Specialists won’t disappear. But generalists are viable again.
And here’s what actually matters: as AI handles more implementation, understanding real problems becomes the edge. What does the user actually need? What’s the business impact? How does technology solve this in a way that matters?
These questions were always important. Now they’re most of the job. Same reason our product manifesto starts with problem understanding.
So We’re All Getting Fired
People worry AI will replace engineers. Fair enough. Let’s talk about it.
There’s a massive backlog of work that never got done. Legacy systems running on prayers and duct tape. Business processes still managed in spreadsheets. Small problems nobody could justify automating.
The reason? Cost. A six-month project to modernize an old system rarely made the business case. A custom tool for a niche workflow wasn’t worth the engineering time.
AI changes the math. When building software costs less, more things become worth building. The backlog doesn’t shrink. It grows. Problems that were too expensive to solve become solvable.

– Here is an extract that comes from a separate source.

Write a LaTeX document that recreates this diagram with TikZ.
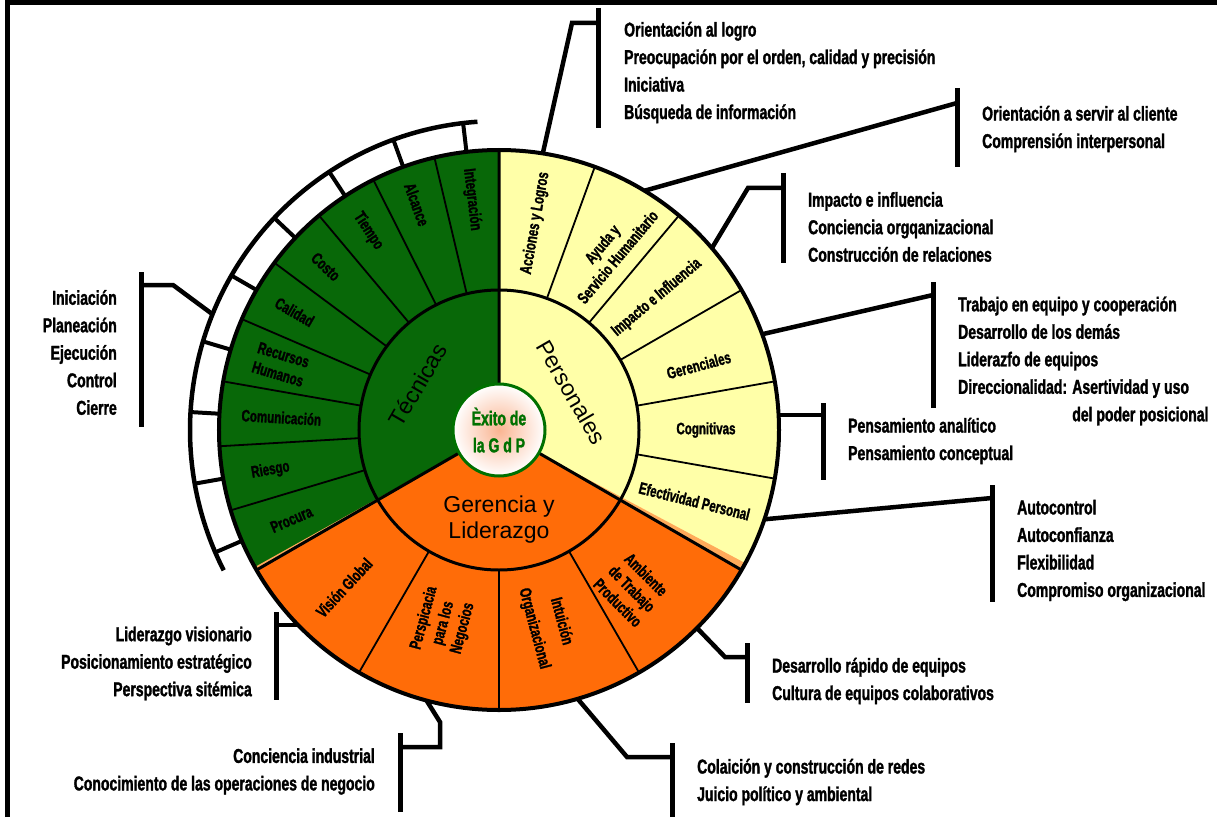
\documentclass[tikz,border=0pt]{standalone}
\usepackage{fontspec}
\setmainfont{Liberation Sans}
\setsansfont{Liberation Sans}
\newfontfamily\condfont[FakeStretch=0.70, FakeBold=1.5]{Liberation Sans Bold}
\usetikzlibrary{positioning}
\definecolor{tecgreen}{RGB}{8,104,8}
\definecolor{peryellow}{RGB}{255,255,168}
\definecolor{gerorange}{RGB}{255,108,8}
\definecolor{shadeorange}{RGB}{255,170,90}
\definecolor{exitogreen}{RGB}{0,112,0}
\definecolor{glow}{RGB}{250,180,145}

\begin{document}
\begin{tikzpicture}[
  x=1pt, y=1pt,
  font=\sffamily,
  seglabel/.style={font=\condfont\fontsize{16.5}{20}\selectfont, align=center, inner sep=0pt},
  mainlabel/.style={font=\sffamily\fontsize{23}{26}\selectfont, align=center, inner sep=0pt},
  listtext/.style={font=\condfont\fontsize{20}{27.5}\selectfont, inner sep=0pt},
  leader/.style={line width=4.5pt},
  bar/.style={line width=5pt},
  divider/.style={line width=1.8pt},
  boundary/.style={line width=3pt}
]
\useasboundingbox (-499,-387) rectangle (718,430);
\draw[line width=5pt] (-491,-387) -- (-491,427.5) -- (718,427.5);

\fill[tecgreen] (0,0) -- (90:280) arc[start angle=90, end angle=210, radius=280] -- cycle;
\fill[peryellow] (0,0) -- (90:280) arc[start angle=90, end angle=-30, radius=280] -- cycle;
\fill[gerorange] (0,0) -- (210:280) arc[start angle=210, end angle=330, radius=280] -- cycle;
\fill[shadeorange] (330:50) -- (330:280) arc[start angle=330, end angle=331.6, radius=280] -- cycle;
\fill[shadeorange] (210:50) -- (210:280) arc[start angle=210, end angle=209.3, radius=280] -- cycle;

\draw[divider] (103.33:140) -- (103.33:280) (116.67:140) -- (116.67:280) (130:140) -- (130:280)
  (143.33:140) -- (143.33:280) (156.67:140) -- (156.67:280) (170:140) -- (170:280)
  (183.33:140) -- (183.33:280) (196.67:140) -- (196.67:280);
\draw[divider] (70:140) -- (70:280) (50:140) -- (50:280) (30:140) -- (30:280)
  (10:140) -- (10:280) (-10:140) -- (-10:280);
\draw[divider] (240:140) -- (240:280) (270:140) -- (270:280) (300:140) -- (300:280);
\draw[boundary] (0,0) -- (90:280) (0,0) -- (210:280) (0,0) -- (330:280);
\draw[line width=3pt] (0,0) circle[radius=140];
\draw[line width=4pt] (0,0) circle[radius=280];

\draw[line width=4.5pt] (94:309) arc[start angle=94, end angle=207, radius=309];
\draw[line width=4pt] (96.67:280) -- (96.67:309) (110:280) -- (110:309) (123.33:280) -- (123.33:309)
  (136.67:280) -- (136.67:309) (150:280) -- (150:309) (163.33:280) -- (163.33:309)
  (176.67:280) -- (176.67:309) (190:280) -- (190:309) (203.33:280) -- (203.33:309);

\node[circle, draw=exitogreen, line width=3pt, minimum size=92pt, inner color=glow, outer color=white,
  font=\condfont\fontsize{20}{27}\selectfont, text=exitogreen, align=center, inner sep=0pt]
  (exito) at (0,0) {Èxito de\\la G d P};

\node[mainlabel, rotate=60] (tecnicas) at (151:93) {Técnicas};
\node[mainlabel, rotate=-60] (personales) at (27.5:82) {Personales};
\node[mainlabel] (gerencia) at (0,-90) {Gerencia y\\Liderazgo};

\node[seglabel, rotate=-83.3] (integracion) at (96.7:232) {Integración};
\node[seglabel, rotate=-70] (alcance) at (110:240) {Alcance};
\node[seglabel, rotate=-56.7] (tiempo) at (123.3:238) {Tiempo};
\node[seglabel, rotate=-43.3] (costo) at (136.7:238) {Costo};
\node[seglabel, rotate=-30] (calidad) at (150:236) {Calidad};
\node[seglabel, rotate=-16.7] (rrhh) at (163.3:228) {Recursos\\Humanos};
\node[seglabel, rotate=-3.3] (comunicacion) at (176.7:218) {Comunicación};
\node[seglabel, rotate=10] (riesgo) at (190:232) {Riesgo};
\node[seglabel, rotate=23.3] (procura) at (203.3:226) {Procura};

\node[seglabel, rotate=80] (acciones) at (80:210) {Acciones y Logros};
\node[seglabel, rotate=50] (ayuda) at (58.3:211) {Ayuda y\\Servicio Humanitario};
\node[seglabel, rotate=40] (impactoseg) at (40:206) {Impacto e Influencia};
\node[seglabel, rotate=15] (gerenciales) at (18:210) {Gerenciales};
\node[seglabel] (cognitivas) at (0:207) {Cognitivas};
\node[seglabel, rotate=-14] (efectividad) at (-20:208) {Efectividad Personal};

\node[seglabel, rotate=47] (vision) at (225.5:221) {Visión Global};
\node[seglabel, rotate=75] (perspicacia) at (254:201) {Perspicacia\\para los\\Negocios};
\node[seglabel, rotate=-75] (intuicion) at (284:201) {Intuición\\[8pt]Organizacional};
\node[seglabel, rotate=-45] (ambiente) at (310:207) {Ambiente\\de Trabajo\\Productivo};

\node[listtext, anchor=west, align=left] (logro) at (125,357.5)
  {Orientación al logro\\Preocupación por el orden, calidad y precisión\\Iniciativa\\Búsqueda de información};
\coordinate (logro-in) at (81:280);
\coordinate (logro-bend) at (73,407);
\coordinate (logro-top) at (99,422);
\coordinate (logro-bot) at (99,302);
\draw[leader] (logro-in) -- (logro-bend) -- (logro-bend -| logro-top);
\draw[bar] (logro-top) -- (logro-bot);

\node[listtext, anchor=west, align=left] (servir) at (483,301)
  {Orientación a servir al cliente\\Comprensión interpersonal};
\coordinate (servir-in) at (58.7:280);
\coordinate (servir-top) at (458,342);
\coordinate (servir-bot) at (458,263);
\draw[leader] (servir-in) -- (458,327);
\draw[bar] (servir-top) -- (servir-bot);

\node[listtext, anchor=west, align=left] (impacto) at (309,203)
  {Impacto e influencia\\Conciencia orgqanizacional\\Construcción de relaciones};
\coordinate (impacto-in) at (40.5:280);
\coordinate (impacto-bend) at (249,242);
\coordinate (impacto-top) at (284,257);
\coordinate (impacto-bot) at (284,167);
\draw[leader] (impacto-in) -- (impacto-bend) -- (impacto-bend -| impacto-top);
\draw[bar] (impacto-top) -- (impacto-bot);

\node[listtext, anchor=west, align=left] (trabajo) at (459,69)
  {Trabajo en equipo y cooperación\\Desarrollo de los demás\\Liderazfo de equipos\\Direccionalidad: Asertividad y uso\\\hphantom{Direccionalidad: }del poder posicional};
\coordinate (trabajo-in) at (20:280);
\coordinate (trabajo-end) at (434,135);
\coordinate (trabajo-top) at (434,148);
\coordinate (trabajo-bot) at (434,22);
\draw[leader] (trabajo-in) -- (trabajo-end);
\draw[bar] (trabajo-top) -- (trabajo-bot);

\node[listtext, anchor=west, align=left] (pensamiento) at (349,-11)
  {Pensamiento analítico\\Pensamiento conceptual};
\coordinate (pensamiento-in) at (3.07:280);
\coordinate (pensamiento-top) at (324,27);
\coordinate (pensamiento-bot) at (324,-50);
\draw[leader] (pensamiento-in) -- (pensamiento-in -| pensamiento-top);
\draw[bar] (pensamiento-top) -- (pensamiento-bot);

\node[listtext, anchor=west, align=left] (autocontrol) at (518,-120.5)
  {Autocontrol\\Autoconfianza\\Flexibilidad\\Compromiso organizacional};
\coordinate (autocontrol-in) at (-18.6:280);
\coordinate (autocontrol-end) at (493,-68);
\coordinate (autocontrol-top) at (493,-55);
\coordinate (autocontrol-bot) at (493,-172);
\draw[leader] (autocontrol-in) -- (autocontrol-end);
\draw[bar] (autocontrol-top) -- (autocontrol-bot);

\node[listtext, anchor=west, align=left] (desarrollo) at (273,-251)
  {Desarrollo rápido de equipos\\Cultura de equipos colaborativos};
\coordinate (desarrollo-in) at (-45:280);
\coordinate (desarrollo-bend) at (226,-227);
\coordinate (desarrollo-top) at (248,-213);
\coordinate (desarrollo-bot) at (248,-273);
\draw[leader] (desarrollo-in) -- (desarrollo-bend) -- (desarrollo-bend -| desarrollo-top);
\draw[bar] (desarrollo-top) -- (desarrollo-bot);

\node[listtext, anchor=west, align=left] (colaicion) at (198,-352)
  {Colaición y construcción de redes\\Juicio político y ambiental};
\coordinate (colaicion-in) at (-73.7:280);
\coordinate (colaicion-bend) at (128,-327);
\coordinate (colaicion-top) at (173,-313);
\coordinate (colaicion-bot) at (173,-387);
\draw[leader] (colaicion-in) -- (colaicion-bend) -- (colaicion-bend -| colaicion-top);
\draw[bar] (colaicion-top) -- (colaicion-bot);

\node[listtext, anchor=east, align=right] (industrial) at (-124,-341.5)
  {Conciencia industrial\\Conocimiento de las operaciones de negocio};
\coordinate (industrial-in) at (255:280);
\coordinate (industrial-bend) at (-59,-292);
\coordinate (industrial-knee) at (-59,-317);
\coordinate (industrial-top) at (-99,-303);
\coordinate (industrial-bot) at (-99,-382);
\draw[leader] (industrial-in) -- (industrial-bend) -- (industrial-knee) -- (industrial-knee -| industrial-top);
\draw[bar] (industrial-top) -- (industrial-bot);

\node[listtext, anchor=east, align=right] (visionario) at (-247,-233.5)
  {Liderazgo visionario\\Posicionamiento estratégico\\Perspectiva sitémica};
\coordinate (visionario-in) at (224.1:280);
\coordinate (visionario-top) at (-222,-182);
\coordinate (visionario-bot) at (-222,-270);
\draw[leader] (visionario-in) -- (visionario-in -| visionario-top);
\draw[bar] (visionario-top) -- (visionario-bot);

\node[listtext, anchor=east, align=right] (iniciacion) at (-382,77.5)
  {Iniciación\\Planeación\\Ejecución\\Control\\Cierre};
\coordinate (iniciacion-in) at (158:309);
\coordinate (iniciacion-bend) at (-326,145);
\coordinate (iniciacion-top) at (-357,158);
\coordinate (iniciacion-bot) at (-357,3);
\draw[leader] (iniciacion-in) -- (iniciacion-bend) -- (iniciacion-bend -| iniciacion-top);
\draw[bar] (iniciacion-top) -- (iniciacion-bot);

\end{tikzpicture}
\end{document}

This is basic economics. Lower the cost of something useful, demand increases.
The engineers who understand problems and know how to solve them with technology won’t have less to do. They’ll have more. The skill that matters is the same as it’s always been: figure out what’s actually needed and build it.
Embrace Non-Determinism
AI isn’t deterministic. You won’t get the same output twice. This feels wrong if you’re used to predictable systems.
But that’s the point. Deterministic workflows only do what you explicitly program. AI reasons. It adapts. It solves problems you didn’t anticipate.
Combine both. Non-deterministic agents to do things that weren’t possible before. Deterministic building blocks to keep them honest.
Tests. API contracts. Schema validation. Evaluation frameworks. These are your boundaries. AI works freely inside them. The pipeline doesn’t care how the code was written. It validates the output.
Orchestrate this well and you build things neither could accomplish alone.
Learn Early, Share Often
Getting in early and helping others level up with AI gives you (and your team) a lasting edge.
Learn. Understand. Share.
The engineers who figure this out now and teach others will be the ones shaping how we build software for the next decade.
Don’t wait for it to stabilize. It won’t. Get good at working in uncertainty.